▶ _WHAT TO DO_
Give all the lines below again, exactly, with no pictures.
┄┄┄┄┄┄
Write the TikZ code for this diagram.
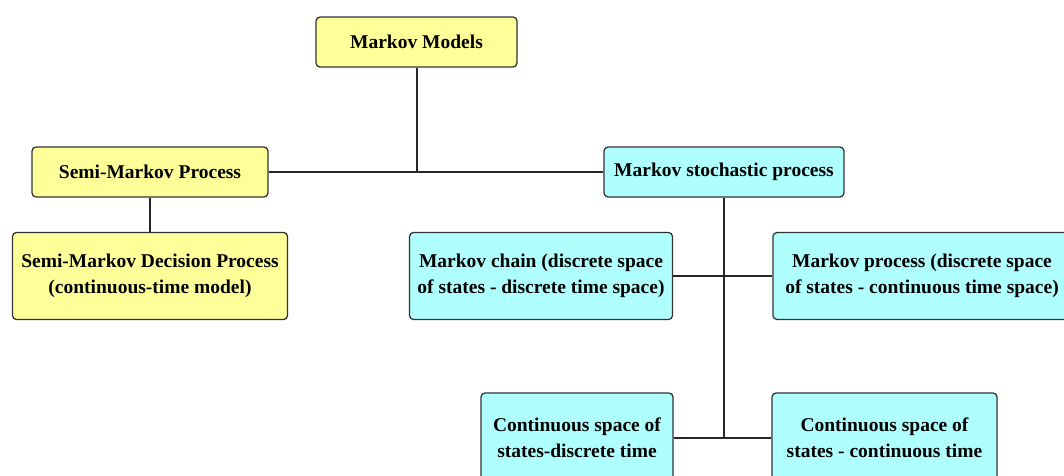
\documentclass[tikz,border=0pt]{standalone}
\usepackage{fontspec}
\setmainfont{Liberation Serif}
\definecolor{paleyellow}{RGB}{255,255,153}
\definecolor{palecyan}{RGB}{175,255,255}
\begin{document}
\begin{tikzpicture}[x=1pt, y=-1pt,
	box/.style={draw=black!80, line width=1.3pt, rounded corners=4pt, align=center, inner sep=0pt, font=\bfseries\fontsize{19.5}{26}\selectfont},
	yellowbox/.style={box, fill=paleyellow},
	cyanbox/.style={box, fill=palecyan},
	link/.style={draw=black!85, line width=1.4pt}]
	\useasboundingbox (0, 0) rectangle (1064, 475);
	\clip (0, 0) rectangle (1064, 475);
	
	\node [yellowbox, minimum width=201pt, minimum height=50pt] (models) at (416.5, 42) {Markov Models};
	\node [yellowbox, minimum width=236pt, minimum height=50pt] (semi) at (150, 172) {Semi-Markov Process};
	\node [yellowbox, minimum width=275pt, minimum height=87pt] (semidec) at (150, 276) {Semi-Markov Decision Process\\(continuous-time model)};
	
	\node [cyanbox, minimum width=240pt, minimum height=50pt] (stoch) at (724, 172) {Markov stochastic process};
	\node [cyanbox, minimum width=263pt, minimum height=87pt] (chain) at (541, 276) {Markov chain (discrete space\\of states - discrete time space)};
	\node [cyanbox, minimum width=298pt, minimum height=87pt] (proc) at (922, 276) {Markov process (discrete space\\of states - continuous time space)};
	\node [cyanbox, minimum width=192pt, minimum height=90pt] (contdisc) at (577, 438) {Continuous space of\\states-discrete time};
	\node [cyanbox, minimum width=225pt, minimum height=90pt] (contcont) at (884.5, 438) {Continuous space of\\states - continuous time};
	
	\coordinate (top) at (416.5, 172);
	\coordinate (bottom) at (724, 438);
	
	\draw [link, line width=2pt] (models) to (top);
	\draw [link] (semi) to (stoch);
	\draw [link] (semi) to (semidec);
	\draw [link] (stoch) to (bottom);
	\draw [link] (chain) to (proc);
	\draw [link] (contdisc) to (contcont);
\end{tikzpicture}
\end{document}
┄┄┄┄┄┄
▶ _CORRECT ANSWER_
Write the TikZ code for this diagram.
\documentclass[tikz,border=0pt]{standalone}
\usepackage{fontspec}
\setmainfont{Liberation Serif}
\definecolor{paleyellow}{RGB}{255,255,153}
\definecolor{palecyan}{RGB}{175,255,255}
\begin{document}
\begin{tikzpicture}[x=1pt, y=-1pt,
	box/.style={draw=black!80, line width=1.3pt, rounded corners=4pt, align=center, inner sep=0pt, font=\bfseries\fontsize{19.5}{26}\selectfont},
	yellowbox/.style={box, fill=paleyellow},
	cyanbox/.style={box, fill=palecyan},
	link/.style={draw=black!85, line width=1.4pt}]
	\useasboundingbox (0, 0) rectangle (1064, 475);
	\clip (0, 0) rectangle (1064, 475);
	
	\node [yellowbox, minimum width=201pt, minimum height=50pt] (models) at (416.5, 42) {Markov Models};
	\node [yellowbox, minimum width=236pt, minimum height=50pt] (semi) at (150, 172) {Semi-Markov Process};
	\node [yellowbox, minimum width=275pt, minimum height=87pt] (semidec) at (150, 276) {Semi-Markov Decision Process\\(continuous-time model)};
	
	\node [cyanbox, minimum width=240pt, minimum height=50pt] (stoch) at (724, 172) {Markov stochastic process};
	\node [cyanbox, minimum width=263pt, minimum height=87pt] (chain) at (541, 276) {Markov chain (discrete space\\of states - discrete time space)};
	\node [cyanbox, minimum width=298pt, minimum height=87pt] (proc) at (922, 276) {Markov process (discrete space\\of states - continuous time space)};
	\node [cyanbox, minimum width=192pt, minimum height=90pt] (contdisc) at (577, 438) {Continuous space of\\states-discrete time};
	\node [cyanbox, minimum width=225pt, minimum height=90pt] (contcont) at (884.5, 438) {Continuous space of\\states - continuous time};
	
	\coordinate (top) at (416.5, 172);
	\coordinate (bottom) at (724, 438);
	
	\draw [link, line width=2pt] (models) to (top);
	\draw [link] (semi) to (stoch);
	\draw [link] (semi) to (semidec);
	\draw [link] (stoch) to (bottom);
	\draw [link] (chain) to (proc);
	\draw [link] (contdisc) to (contcont);
\end{tikzpicture}
\end{document}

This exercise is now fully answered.